Bidirectional Sparse Attention for Faster Video Diffusion Training
Chenlu Zhan, Wen Li, Chuyu Shen, Jun Zhang, Suhui Wu, Hao Zhang
TL;DR
This work tackles the heavy computational burden of long-sequence video diffusion transformers by introducing Bidirectional Sparse Attention (BSA), a trainable framework that sparsifies both Queries and KVs in 3D full attention. It uses a 3D block partitioning strategy, a query-sparsity method that preserves informative tokens via center-token cosine similarity (with windowing), and a dynamic, statistics-based KV-sparsity mechanism that adaptively selects salient KV blocks per query. The approach achieves up to 20× FLOP reduction and up to 17.79× faster attention during training, with additional training-free inferences yielding up to 6.2× speedups, while maintaining or surpassing full-attention generation quality. These results demonstrate substantial practical impact for efficient pretraining and deployment of long-duration, high-resolution video diffusion models.
Abstract
Video diffusion Transformer (DiT) models excel in generative quality but hit major computational bottlenecks when producing high-resolution, long-duration videos. The quadratic complexity of full attention leads to prohibitively high training and inference costs. Full attention inefficiency stems from two key challenges: excessive computation due to the inherent sparsity of Queries and Key-Value pairs, and redundant computation as fixed sparse patterns fail to leverage DiT's dynamic attention. To overcome this limitation, we propose a Bidirectional Sparse Attention (BSA) framework for faster video DiT training, the first to dynamically sparsify both Queries and Key-Value pairs within 3D full attention, thereby substantially improving training and inference efficiency.
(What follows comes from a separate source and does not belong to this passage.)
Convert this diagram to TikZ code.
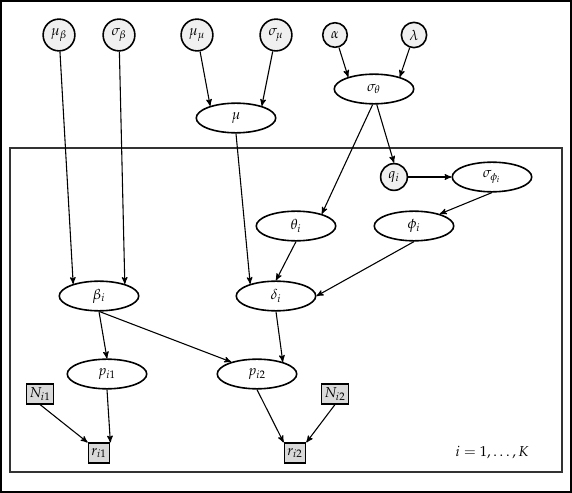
\documentclass[tikz,border=0pt]{standalone}
\usepackage{amsmath}
\usepackage{mathpazo}
\usepackage{tikz}
\usetikzlibrary{arrows,shapes.geometric,positioning}

\begin{document}
\begin{tikzpicture}[x=0.692pt, y=-0.692pt, >=stealth', line width=0.75pt]

    \tikzstyle{latent} = [ellipse, minimum width=55pt, minimum height=20.5pt, inner sep=0pt, draw=black, line width=1.1pt]
    \tikzstyle{hyper} = [circle, minimum size=22pt, inner sep=0pt, fill=gray!12, draw=black, line width=1.1pt]
    \tikzstyle{fixed} = [rectangle, minimum height=13.5pt, inner xsep=2pt, inner ysep=0pt, fill=gray!30, draw=black, line width=1.1pt]

    \useasboundingbox (0,0) rectangle (572,493);
    \draw[line width=0.8pt] (1,1) rectangle (571,492);
    \draw[line width=0.8pt, black!80] (10,148) rectangle (562,472);

    % hyperparameters
    \node (mub)   [hyper] at (59,35)   {$\mu_\beta$};
    \node (sigb)  [hyper] at (119,35)  {$\sigma_\beta$};
    \node (mumu)  [hyper] at (197,35)  {$\mu_\mu$};
    \node (sigmu) [hyper] at (276,35)  {$\sigma_\mu$};
    \node (alpha) [hyper, minimum size=17pt] at (335,35) {$\alpha$};
    \node (lambda)[hyper, minimum size=17.5pt] at (414,35) {$\lambda$};

    \node (mu)    [latent] at (236,118) {$\mu$};
    \node (sigth) [latent] at (374,89)  {$\sigma_\theta$};

    % inside the plate
    \node (q)      [hyper, minimum size=18.5pt] at (394,177) {$q_i$};
    \node (sigphi) [latent] at (492,177) {$\sigma_{\phi_i}$};
    \node (theta)  [latent] at (296,226) {$\theta_i$};
    \node (phi)    [latent] at (414,226) {$\phi_i$};
    \node (beta)   [latent] at (99,296)  {$\beta_i$};
    \node (delta)  [latent] at (276,296) {$\delta_i$};
    \node (p1)     [latent] at (107,374) {$p_{i1}$};
    \node (p2)     [latent] at (257,374) {$p_{i2}$};
    \node (N1)     [fixed]  at (40,394)  {$N_{i1}$};
    \node (N2)     [fixed]  at (335,394) {$N_{i2}$};
    \node (r1)     [fixed]  at (99,453)  {$r_{i1}$};
    \node (r2)     [fixed]  at (295,453) {$r_{i2}$};

    \node (range) at (492,452) {$i=1,\ldots,K$};

    \path[->] (mub)   edge (beta.155);
    \path[->] (sigb)  edge (beta.25);
    \path[->] (mumu)  edge (mu.155);
    \path[->] (sigmu) edge (mu.25);
    \path[->] (alpha) edge (sigth.155);
    \path[->] (lambda) edge (sigth.25);
    \path[->] (mu.south) edge (delta.155);
    \path[->] (sigth.-95) edge (theta.25);
    \path[->] (sigth.-80) edge (q.north);
    \path[->] (q.east) edge (sigphi.west);
    \path[->] (sigphi.south) edge (phi.25);
    \path[->] (theta.south) edge (delta.north);
    \path[->] (phi.south) edge (delta.east);
    \path[->] (beta.south) edge (p1.north);
    \path[->] (beta.-88) edge (p2.155);
    \path[->] (delta.south) edge (p2.25);
    \path[->] (p1.south) edge (r1.north east);
    \path[->] (N1.south) edge (r1.north west);
    \path[->] (p2.south) edge (r2.north west);
    \path[->] (N2.south) edge (r2.north east);
\end{tikzpicture}
\end{document}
BSA addresses these issues through two key components. Query sparsity is optimized by selecting the most informative query tokens via semantic similarity and with a dynamic spatial-time training strategy, while KV sparsity is achieved by computing a statistical dynamic threshold to retain only the most salient KV blocks for computation. Extensive experiments demonstrate that BSA significantly accelerates DiT training across long sequences, reducing FLOPs by up to 20x and achieving 17.79x faster attention training, while preserving or even surpassing the generative quality of full attention.